В. И. Ленин подчеркивал в «Философских тетрадях», что диалектика и есть теория познания марксизма, а последняя есть логика, представляющая собой «учение не о внешних формах мышления, а о законах развития «всех материальных, природных и духовных вещей», то есть развития всего конкретного содержания мира и познания его, то есть итог, сумма, вывод истории познания мира».
Диалектика настаивает на необходимости исследования конкретно-исторического содержания мышления и его принципов. Она раскрывает отношения между теорией и практикой в их возникновении и историческом развитии, взаимосвязи между различными приемами научного мышления, между ступенями в его развитии.
Формальная логика берет только определенную сторону мышления: законы получения новых истинных знаний, не прибегая в каждом конкретном случае к опыту и к истории познания. Возникновение, становление и развитие мышления — это компетенция теории познания и диалектической логики, но никак не формальной логики.

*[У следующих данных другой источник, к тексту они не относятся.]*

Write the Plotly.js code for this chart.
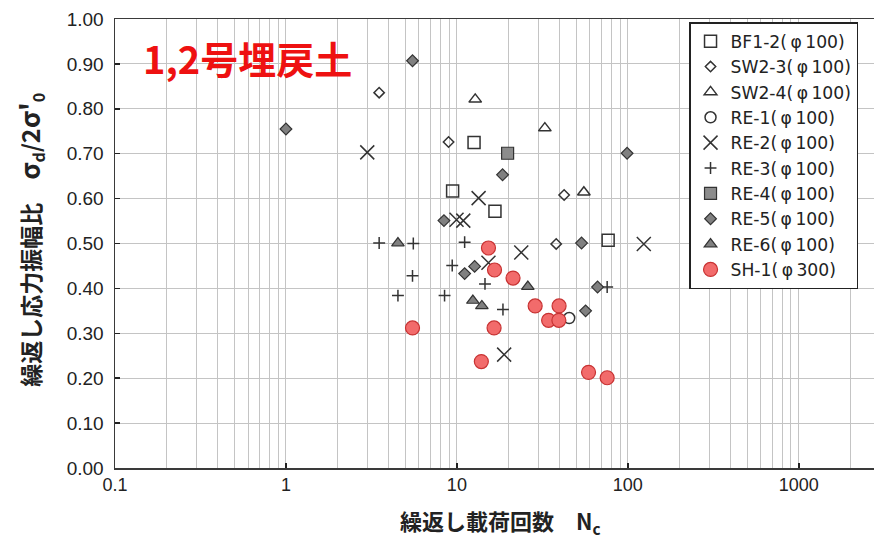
<!DOCTYPE html>
<html><head><meta charset="utf-8">
<script src="https://cdn.plot.ly/plotly-3.0.1.min.js"></script>
<style>body{margin:0;background:#fff}#chart{width:874px;height:541px}</style>
</head><body><div id="chart"></div><script>
// ---- data (N cycles, stress ratio) ----
const names = ["BF1-2(\u2009φ\u2009100)","SW2-3(\u2009φ\u2009100)","SW2-4(\u2009φ\u2009100)","RE-1(\u2009φ\u2009100)","RE-2(\u2009φ\u2009100)","RE-3(\u2009φ\u2009100)","RE-4(\u2009φ\u2009100)","RE-5(\u2009φ\u2009100)","RE-6(\u2009φ\u2009100)","SH-1(\u2009φ\u2009300)"];
const bf12_N = [12.6, 9.44, 16.7, 76.7];
const bf12_R = [0.725, 0.617, 0.572, 0.507];
const sw23_N = [3.51, 8.94, 42.4, 38.1];
const sw23_R = [0.836, 0.726, 0.608, 0.499];
const sw24_N = [12.8, 32.7, 55.3];
const sw24_R = [0.821, 0.757, 0.614];
const re1_N = [45.4];
const re1_R = [0.334];
const re2_N = [2.99, 13.4, 9.95, 10.9, 15.3, 23.8, 124, 18.9];
const re2_R = [0.703, 0.601, 0.553, 0.551, 0.457, 0.480, 0.499, 0.2525];
const re3_N = [3.51, 5.56, 11.1, 9.39, 5.5, 14.6, 75.7, 4.52, 8.47, 18.6];
const re3_R = [0.501, 0.500, 0.503, 0.451, 0.428, 0.410, 0.403, 0.384, 0.384, 0.353];
const re4_N = [19.8];
const re4_R = [0.701];
const re5_N = [1.0, 5.5, 8.4, 18.5, 99, 12.7, 11.1, 53.6, 66.5, 56.6];
const re5_R = [0.755, 0.907, 0.551, 0.653, 0.701, 0.449, 0.433, 0.501, 0.403, 0.350];
const re6_N = [4.52, 12.4, 14.0, 26.0];
const re6_R = [0.501, 0.373, 0.361, 0.404];
const sh1_N = [15.3, 16.6, 21.3, 28.7, 39.6, 34.4, 39.5, 5.5, 16.5, 13.9, 58.9, 75.7];
const sh1_R = [0.490, 0.441, 0.423, 0.361, 0.361, 0.329, 0.329, 0.312, 0.312, 0.237, 0.213, 0.201];
const xTickVals = [0.1, 1, 10, 100, 1000];
const xTickText = ["0.1", "1", "10", "100", "1000"];
const yTickVals = [0, 0.1, 0.2, 0.3, 0.4, 0.5, 0.6, 0.7, 0.8, 0.9, 1.0];

const minorVals = [];
[0.1, 1, 10, 100, 1000].forEach(d => { for (let k = 2; k <= 9; k++) minorVals.push(d * k); });

const dark = '#333333';
function tr(name, x, y, marker) {
  return {type: 'scatter', mode: 'markers', name: name, x: x, y: y, marker: marker, cliponaxis: false};
}
const data = [
  tr(names[0], bf12_N, bf12_R, {symbol: 'square-open', size: 12, color: dark, line: {width: 1.5}}),
  tr(names[1], sw23_N, sw23_R, {symbol: 'diamond-open', size: 8, color: dark, line: {width: 1.5}}),
  tr(names[2], sw24_N, sw24_R, {symbol: 'triangle-up-open', size: 11, color: dark, line: {width: 1.5}}),
  tr(names[3], re1_N, re1_R, {symbol: 'circle-open', size: 11, color: dark, line: {width: 1.5}}),
  tr(names[4], re2_N, re2_R, {symbol: 'x-thin', size: 14, color: dark, line: {width: 1.5, color: dark}}),
  tr(names[5], re3_N, re3_R, {symbol: 'cross-thin', size: 8.5, color: dark, line: {width: 1.5, color: dark}}),
  tr(names[6], re4_N, re4_R, {symbol: 'square', size: 12, color: '#8c8c8c', line: {width: 1.2, color: dark}}),
  tr(names[7], re5_N, re5_R, {symbol: 'diamond', size: 9, color: '#808080', line: {width: 1.2, color: dark}}),
  tr(names[8], re6_N, re6_R, {symbol: 'triangle-up', size: 11, color: '#808080', line: {width: 1.2, color: dark}}),
  tr(names[9], sh1_N, sh1_R, {symbol: 'circle', size: 14, color: '#f26b6b', line: {width: 1.2, color: '#c83232'}})
];

const grid = '#c4c4c4';
const layout = {
  width: 874, height: 541,
  margin: {l: 115, r: 0, t: 19, b: 72.5},
  paper_bgcolor: '#ffffff', plot_bgcolor: '#ffffff',
  showlegend: true,
  font: {family: 'Liberation Sans, Arial, sans-serif', color: '#222'},
  xaxis: {
    type: 'log', range: [-1, 3.44],
    tickmode: 'array', tickvals: xTickVals, ticktext: xTickText,
    ticks: 'inside', ticklen: 5, tickcolor: '#222', tickwidth: 1.5,
    showgrid: true, gridcolor: grid, gridwidth: 1,
    minor: {tickmode: 'array', tickvals: minorVals, showgrid: true, gridcolor: grid, gridwidth: 1, ticks: ''},
    showline: true, linecolor: '#3a3a3a', linewidth: 1.5, mirror: true,
    zeroline: false,
    tickfont: {size: 18, family: 'Liberation Sans, Arial, sans-serif', color: '#222'}
  },
  yaxis: {
    range: [0, 1.0],
    tickmode: 'array', tickvals: yTickVals, tickformat: '.2f',
    ticks: 'inside', ticklen: 5, tickcolor: '#222', tickwidth: 1.5,
    ticklabelstandoff: 6,
    showgrid: true, gridcolor: grid, gridwidth: 1,
    showline: true, linecolor: '#3a3a3a', linewidth: 1.5, mirror: true,
    zeroline: false,
    tickfont: {size: 19, family: 'Liberation Sans, Arial, sans-serif', color: '#222'}
  },
  legend: {
    x: 0.7563, y: 0.9933, xanchor: 'left', yanchor: 'top',
    bgcolor: '#ffffff', bordercolor: '#222', borderwidth: 1.5,
    font: {family: 'DejaVu Sans, sans-serif', size: 17.2, color: '#222'},
    itemwidth: 30, tracegroupgap: 0
  },
  annotations: [
    {text: '<b>1,2号埋戻土</b>', xref: 'paper', yref: 'paper', x: (247 - 115) / 759, y: (468.5 - 58) / 449.5,
     xanchor: 'center', yanchor: 'middle', showarrow: false,
     font: {family: 'Noto Sans CJK JP, sans-serif', size: 38, color: '#ee1111'}},
    {text: "<b>繰返し応力振幅比　<span style='font-size:27px'>σ</span><sub>d</sub>/<span style='font-size:25px'>2</span><span style='font-size:27px'>σ'</span><sub>0</sub></b>", xref: 'paper', yref: 'paper',
     x: (30 - 115) / 759, y: (468.5 - 240) / 449.5, xanchor: 'center', yanchor: 'middle', textangle: -90,
     showarrow: false, font: {family: 'Noto Sans CJK JP, sans-serif', size: 23, color: '#222'}},
    {text: '<b>繰返し載荷回数　N<sub>c</sub></b>', xref: 'paper', yref: 'paper',
     x: (500 - 115) / 759, y: (468.5 - 522) / 449.5, xanchor: 'center', yanchor: 'middle',
     showarrow: false, font: {family: 'Noto Sans CJK JP, sans-serif', size: 22, color: '#222'}}
  ]
};
Plotly.newPlot('chart', data, layout, {staticPlot: true});
</script></body></html>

Таким образом, диалектическая и формальная логики — две разные науки, различающиеся как предметами своего исследования, так и используемыми методами. Обе они изучают, подобно целому ряду других наук, человеческое мышление. Но берут разные его стороны. Формальная логика свое главное внимание направляет на выяснение структуры знания, на его «анатомирование» и описание формальных связей его элементов. Диалектическая же логика трактует истину как процесс, как возникновение и развитие знания, последовательно проходящее в своем развитии определенные ступени.